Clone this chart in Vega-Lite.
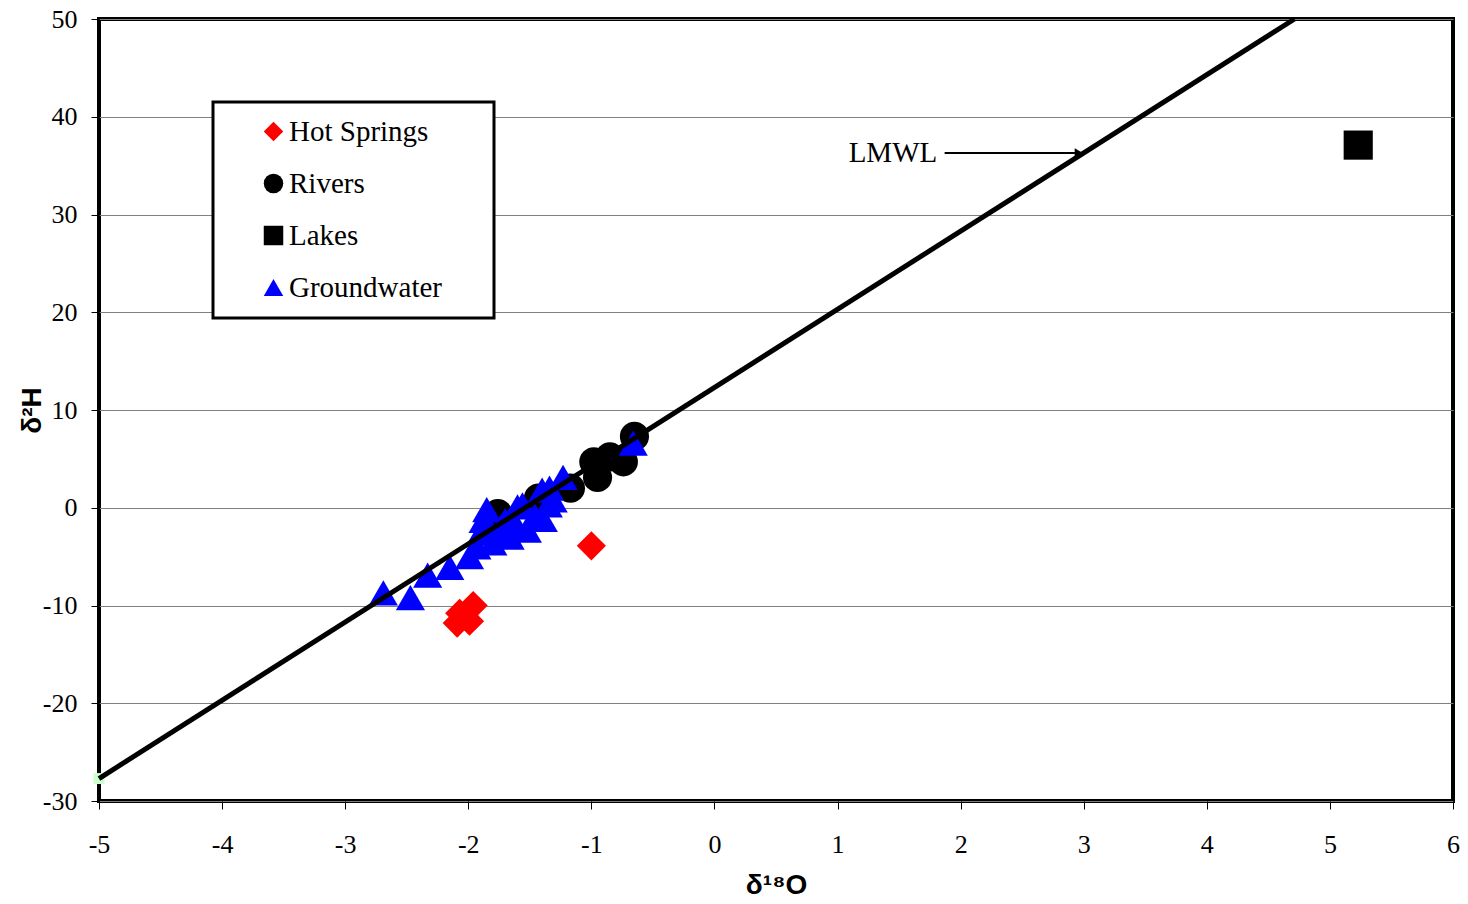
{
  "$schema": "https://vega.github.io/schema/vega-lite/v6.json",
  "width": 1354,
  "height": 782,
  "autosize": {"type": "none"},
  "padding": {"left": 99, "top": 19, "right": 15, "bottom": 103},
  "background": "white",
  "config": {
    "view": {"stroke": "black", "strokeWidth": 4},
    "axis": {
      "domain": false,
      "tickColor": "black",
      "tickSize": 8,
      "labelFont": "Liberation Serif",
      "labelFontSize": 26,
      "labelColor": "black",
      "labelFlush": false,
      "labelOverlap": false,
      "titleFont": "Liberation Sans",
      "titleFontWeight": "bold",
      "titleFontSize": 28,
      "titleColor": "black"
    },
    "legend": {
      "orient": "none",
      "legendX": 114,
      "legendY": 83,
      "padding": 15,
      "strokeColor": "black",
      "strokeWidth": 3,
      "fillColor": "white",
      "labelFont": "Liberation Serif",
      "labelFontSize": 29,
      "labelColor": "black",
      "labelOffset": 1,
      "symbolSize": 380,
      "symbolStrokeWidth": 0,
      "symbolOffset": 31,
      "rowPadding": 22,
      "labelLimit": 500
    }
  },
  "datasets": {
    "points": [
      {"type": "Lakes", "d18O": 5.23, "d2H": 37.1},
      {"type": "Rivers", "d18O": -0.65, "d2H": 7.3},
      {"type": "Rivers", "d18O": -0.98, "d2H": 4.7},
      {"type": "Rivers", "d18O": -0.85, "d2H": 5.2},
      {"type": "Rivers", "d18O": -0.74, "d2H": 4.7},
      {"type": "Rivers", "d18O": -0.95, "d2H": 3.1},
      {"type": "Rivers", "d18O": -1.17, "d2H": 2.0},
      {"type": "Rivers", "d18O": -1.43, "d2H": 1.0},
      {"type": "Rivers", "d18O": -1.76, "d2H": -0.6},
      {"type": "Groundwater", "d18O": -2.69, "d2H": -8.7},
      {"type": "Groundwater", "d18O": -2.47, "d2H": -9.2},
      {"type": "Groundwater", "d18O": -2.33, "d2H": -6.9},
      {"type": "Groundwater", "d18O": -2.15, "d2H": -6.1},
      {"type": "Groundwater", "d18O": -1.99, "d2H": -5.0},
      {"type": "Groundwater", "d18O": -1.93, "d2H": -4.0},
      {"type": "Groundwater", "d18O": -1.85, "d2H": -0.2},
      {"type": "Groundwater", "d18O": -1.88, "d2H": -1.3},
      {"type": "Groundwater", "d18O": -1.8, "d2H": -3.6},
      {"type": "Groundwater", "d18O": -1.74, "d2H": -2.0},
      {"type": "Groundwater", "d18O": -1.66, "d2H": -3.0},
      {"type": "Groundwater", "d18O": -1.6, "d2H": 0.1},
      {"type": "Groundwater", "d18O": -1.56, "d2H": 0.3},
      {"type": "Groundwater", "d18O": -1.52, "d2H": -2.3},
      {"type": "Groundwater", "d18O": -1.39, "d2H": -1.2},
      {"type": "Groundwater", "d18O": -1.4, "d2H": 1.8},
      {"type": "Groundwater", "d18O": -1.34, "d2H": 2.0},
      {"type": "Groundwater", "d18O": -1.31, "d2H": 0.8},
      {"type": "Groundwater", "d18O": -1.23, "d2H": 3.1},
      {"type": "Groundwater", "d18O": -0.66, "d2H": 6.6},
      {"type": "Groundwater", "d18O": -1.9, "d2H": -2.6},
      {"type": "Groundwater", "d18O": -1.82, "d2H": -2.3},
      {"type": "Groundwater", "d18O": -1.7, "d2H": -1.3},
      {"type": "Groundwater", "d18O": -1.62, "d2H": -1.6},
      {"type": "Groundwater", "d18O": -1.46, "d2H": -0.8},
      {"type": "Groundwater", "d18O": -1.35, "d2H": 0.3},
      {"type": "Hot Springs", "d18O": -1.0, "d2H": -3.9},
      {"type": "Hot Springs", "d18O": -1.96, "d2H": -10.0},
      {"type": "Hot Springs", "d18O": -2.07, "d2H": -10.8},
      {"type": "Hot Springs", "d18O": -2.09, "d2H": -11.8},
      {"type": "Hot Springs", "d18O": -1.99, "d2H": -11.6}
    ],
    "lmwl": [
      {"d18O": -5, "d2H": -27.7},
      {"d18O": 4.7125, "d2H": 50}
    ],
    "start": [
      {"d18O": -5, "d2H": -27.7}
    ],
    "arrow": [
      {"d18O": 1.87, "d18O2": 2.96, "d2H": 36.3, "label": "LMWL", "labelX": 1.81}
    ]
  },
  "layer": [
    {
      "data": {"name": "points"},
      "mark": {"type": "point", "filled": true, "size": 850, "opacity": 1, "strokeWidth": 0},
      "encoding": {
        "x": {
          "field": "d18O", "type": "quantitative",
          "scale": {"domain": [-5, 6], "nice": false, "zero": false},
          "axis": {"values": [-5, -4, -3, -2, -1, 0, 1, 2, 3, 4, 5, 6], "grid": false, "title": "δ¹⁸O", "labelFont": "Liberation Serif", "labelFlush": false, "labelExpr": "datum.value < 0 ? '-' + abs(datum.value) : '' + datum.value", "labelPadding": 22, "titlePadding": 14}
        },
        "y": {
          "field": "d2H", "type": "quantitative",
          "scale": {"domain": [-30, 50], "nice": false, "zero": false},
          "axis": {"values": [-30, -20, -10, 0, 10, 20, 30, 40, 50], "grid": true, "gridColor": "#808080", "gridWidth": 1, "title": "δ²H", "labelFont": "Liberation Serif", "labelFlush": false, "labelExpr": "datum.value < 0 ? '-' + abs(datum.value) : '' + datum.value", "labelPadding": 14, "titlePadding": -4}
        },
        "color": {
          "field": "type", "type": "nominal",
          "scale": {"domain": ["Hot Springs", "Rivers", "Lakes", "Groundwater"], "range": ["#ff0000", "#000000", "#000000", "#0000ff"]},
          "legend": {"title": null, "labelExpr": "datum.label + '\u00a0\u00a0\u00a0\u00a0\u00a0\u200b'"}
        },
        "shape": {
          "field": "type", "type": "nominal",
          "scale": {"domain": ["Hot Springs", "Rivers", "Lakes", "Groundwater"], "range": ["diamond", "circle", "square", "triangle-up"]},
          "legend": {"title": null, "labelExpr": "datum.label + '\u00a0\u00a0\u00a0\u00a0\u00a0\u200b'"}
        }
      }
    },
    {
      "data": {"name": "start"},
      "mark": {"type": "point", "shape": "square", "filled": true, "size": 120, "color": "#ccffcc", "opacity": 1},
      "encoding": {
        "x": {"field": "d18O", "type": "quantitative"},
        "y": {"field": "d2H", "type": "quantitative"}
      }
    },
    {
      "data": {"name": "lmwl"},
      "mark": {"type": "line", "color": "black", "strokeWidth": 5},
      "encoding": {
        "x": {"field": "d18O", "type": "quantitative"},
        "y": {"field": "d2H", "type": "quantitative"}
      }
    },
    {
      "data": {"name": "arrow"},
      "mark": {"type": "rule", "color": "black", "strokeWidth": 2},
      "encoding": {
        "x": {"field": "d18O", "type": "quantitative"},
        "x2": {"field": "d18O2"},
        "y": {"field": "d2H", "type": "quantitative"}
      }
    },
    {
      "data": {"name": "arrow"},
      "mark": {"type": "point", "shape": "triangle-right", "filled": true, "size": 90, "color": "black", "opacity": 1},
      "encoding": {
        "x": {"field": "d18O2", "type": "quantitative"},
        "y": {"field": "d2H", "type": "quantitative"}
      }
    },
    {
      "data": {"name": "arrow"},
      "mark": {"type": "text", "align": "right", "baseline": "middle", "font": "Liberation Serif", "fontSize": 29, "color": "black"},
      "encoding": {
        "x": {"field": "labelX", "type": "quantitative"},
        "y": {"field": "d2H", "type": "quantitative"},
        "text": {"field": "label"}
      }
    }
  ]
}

To be done: Reproduce all of the material exactly, apart from the pictures.

Result:
Clone this chart in Vega-Lite.
{
  "$schema": "https://vega.github.io/schema/vega-lite/v6.json",
  "width": 1354,
  "height": 782,
  "autosize": {"type": "none"},
  "padding": {"left": 99, "top": 19, "right": 15, "bottom": 103},
  "background": "white",
  "config": {
    "view": {"stroke": "black", "strokeWidth": 4},
    "axis": {
      "domain": false,
      "tickColor": "black",
      "tickSize": 8,
      "labelFont": "Liberation Serif",
      "labelFontSize": 26,
      "labelColor": "black",
      "labelFlush": false,
      "labelOverlap": false,
      "titleFont": "Liberation Sans",
      "titleFontWeight": "bold",
      "titleFontSize": 28,
      "titleColor": "black"
    },
    "legend": {
      "orient": "none",
      "legendX": 114,
      "legendY": 83,
      "padding": 15,
      "strokeColor": "black",
      "strokeWidth": 3,
      "fillColor": "white",
      "labelFont": "Liberation Serif",
      "labelFontSize": 29,
      "labelColor": "black",
      "labelOffset": 1,
      "symbolSize": 380,
      "symbolStrokeWidth": 0,
      "symbolOffset": 31,
      "rowPadding": 22,
      "labelLimit": 500
    }
  },
  "datasets": {
    "points": [
      {"type": "Lakes", "d18O": 5.23, "d2H": 37.1},
      {"type": "Rivers", "d18O": -0.65, "d2H": 7.3},
      {"type": "Rivers", "d18O": -0.98, "d2H": 4.7},
      {"type": "Rivers", "d18O": -0.85, "d2H": 5.2},
      {"type": "Rivers", "d18O": -0.74, "d2H": 4.7},
      {"type": "Rivers", "d18O": -0.95, "d2H": 3.1},
      {"type": "Rivers", "d18O": -1.17, "d2H": 2.0},
      {"type": "Rivers", "d18O": -1.43, "d2H": 1.0},
      {"type": "Rivers", "d18O": -1.76, "d2H": -0.6},
      {"type": "Groundwater", "d18O": -2.69, "d2H": -8.7},
      {"type": "Groundwater", "d18O": -2.47, "d2H": -9.2},
      {"type": "Groundwater", "d18O": -2.33, "d2H": -6.9},
      {"type": "Groundwater", "d18O": -2.15, "d2H": -6.1},
      {"type": "Groundwater", "d18O": -1.99, "d2H": -5.0},
      {"type": "Groundwater", "d18O": -1.93, "d2H": -4.0},
      {"type": "Groundwater", "d18O": -1.85, "d2H": -0.2},
      {"type": "Groundwater", "d18O": -1.88, "d2H": -1.3},
      {"type": "Groundwater", "d18O": -1.8, "d2H": -3.6},
      {"type": "Groundwater", "d18O": -1.74, "d2H": -2.0},
      {"type": "Groundwater", "d18O": -1.66, "d2H": -3.0},
      {"type": "Groundwater", "d18O": -1.6, "d2H": 0.1},
      {"type": "Groundwater", "d18O": -1.56, "d2H": 0.3},
      {"type": "Groundwater", "d18O": -1.52, "d2H": -2.3},
      {"type": "Groundwater", "d18O": -1.39, "d2H": -1.2},
      {"type": "Groundwater", "d18O": -1.4, "d2H": 1.8},
      {"type": "Groundwater", "d18O": -1.34, "d2H": 2.0},
      {"type": "Groundwater", "d18O": -1.31, "d2H": 0.8},
      {"type": "Groundwater", "d18O": -1.23, "d2H": 3.1},
      {"type": "Groundwater", "d18O": -0.66, "d2H": 6.6},
      {"type": "Groundwater", "d18O": -1.9, "d2H": -2.6},
      {"type": "Groundwater", "d18O": -1.82, "d2H": -2.3},
      {"type": "Groundwater", "d18O": -1.7, "d2H": -1.3},
      {"type": "Groundwater", "d18O": -1.62, "d2H": -1.6},
      {"type": "Groundwater", "d18O": -1.46, "d2H": -0.8},
      {"type": "Groundwater", "d18O": -1.35, "d2H": 0.3},
      {"type": "Hot Springs", "d18O": -1.0, "d2H": -3.9},
      {"type": "Hot Springs", "d18O": -1.96, "d2H": -10.0},
      {"type": "Hot Springs", "d18O": -2.07, "d2H": -10.8},
      {"type": "Hot Springs", "d18O": -2.09, "d2H": -11.8},
      {"type": "Hot Springs", "d18O": -1.99, "d2H": -11.6}
    ],
    "lmwl": [
      {"d18O": -5, "d2H": -27.7},
      {"d18O": 4.7125, "d2H": 50}
    ],
    "start": [
      {"d18O": -5, "d2H": -27.7}
    ],
    "arrow": [
      {"d18O": 1.87, "d18O2": 2.96, "d2H": 36.3, "label": "LMWL", "labelX": 1.81}
    ]
  },
  "layer": [
    {
      "data": {"name": "points"},
      "mark": {"type": "point", "filled": true, "size": 850, "opacity": 1, "strokeWidth": 0},
      "encoding": {
        "x": {
          "field": "d18O", "type": "quantitative",
          "scale": {"domain": [-5, 6], "nice": false, "zero": false},
          "axis": {"values": [-5, -4, -3, -2, -1, 0, 1, 2, 3, 4, 5, 6], "grid": false, "title": "δ¹⁸O", "labelFont": "Liberation Serif", "labelFlush": false, "labelExpr": "datum.value < 0 ? '-' + abs(datum.value) : '' + datum.value", "labelPadding": 22, "titlePadding": 14}
        },
        "y": {
          "field": "d2H", "type": "quantitative",
          "scale": {"domain": [-30, 50], "nice": false, "zero": false},
          "axis": {"values": [-30, -20, -10, 0, 10, 20, 30, 40, 50], "grid": true, "gridColor": "#808080", "gridWidth": 1, "title": "δ²H", "labelFont": "Liberation Serif", "labelFlush": false, "labelExpr": "datum.value < 0 ? '-' + abs(datum.value) : '' + datum.value", "labelPadding": 14, "titlePadding": -4}
        },
        "color": {
          "field": "type", "type": "nominal",
          "scale": {"domain": ["Hot Springs", "Rivers", "Lakes", "Groundwater"], "range": ["#ff0000", "#000000", "#000000", "#0000ff"]},
          "legend": {"title": null, "labelExpr": "datum.label + '\u00a0\u00a0\u00a0\u00a0\u00a0\u200b'"}
        },
        "shape": {
          "field": "type", "type": "nominal",
          "scale": {"domain": ["Hot Springs", "Rivers", "Lakes", "Groundwater"], "range": ["diamond", "circle", "square", "triangle-up"]},
          "legend": {"title": null, "labelExpr": "datum.label + '\u00a0\u00a0\u00a0\u00a0\u00a0\u200b'"}
        }
      }
    },
    {
      "data": {"name": "start"},
      "mark": {"type": "point", "shape": "square", "filled": true, "size": 120, "color": "#ccffcc", "opacity": 1},
      "encoding": {
        "x": {"field": "d18O", "type": "quantitative"},
        "y": {"field": "d2H", "type": "quantitative"}
      }
    },
    {
      "data": {"name": "lmwl"},
      "mark": {"type": "line", "color": "black", "strokeWidth": 5},
      "encoding": {
        "x": {"field": "d18O", "type": "quantitative"},
        "y": {"field": "d2H", "type": "quantitative"}
      }
    },
    {
      "data": {"name": "arrow"},
      "mark": {"type": "rule", "color": "black", "strokeWidth": 2},
      "encoding": {
        "x": {"field": "d18O", "type": "quantitative"},
        "x2": {"field": "d18O2"},
        "y": {"field": "d2H", "type": "quantitative"}
      }
    },
    {
      "data": {"name": "arrow"},
      "mark": {"type": "point", "shape": "triangle-right", "filled": true, "size": 90, "color": "black", "opacity": 1},
      "encoding": {
        "x": {"field": "d18O2", "type": "quantitative"},
        "y": {"field": "d2H", "type": "quantitative"}
      }
    },
    {
      "data": {"name": "arrow"},
      "mark": {"type": "text", "align": "right", "baseline": "middle", "font": "Liberation Serif", "fontSize": 29, "color": "black"},
      "encoding": {
        "x": {"field": "labelX", "type": "quantitative"},
        "y": {"field": "d2H", "type": "quantitative"},
        "text": {"field": "label"}
      }
    }
  ]
}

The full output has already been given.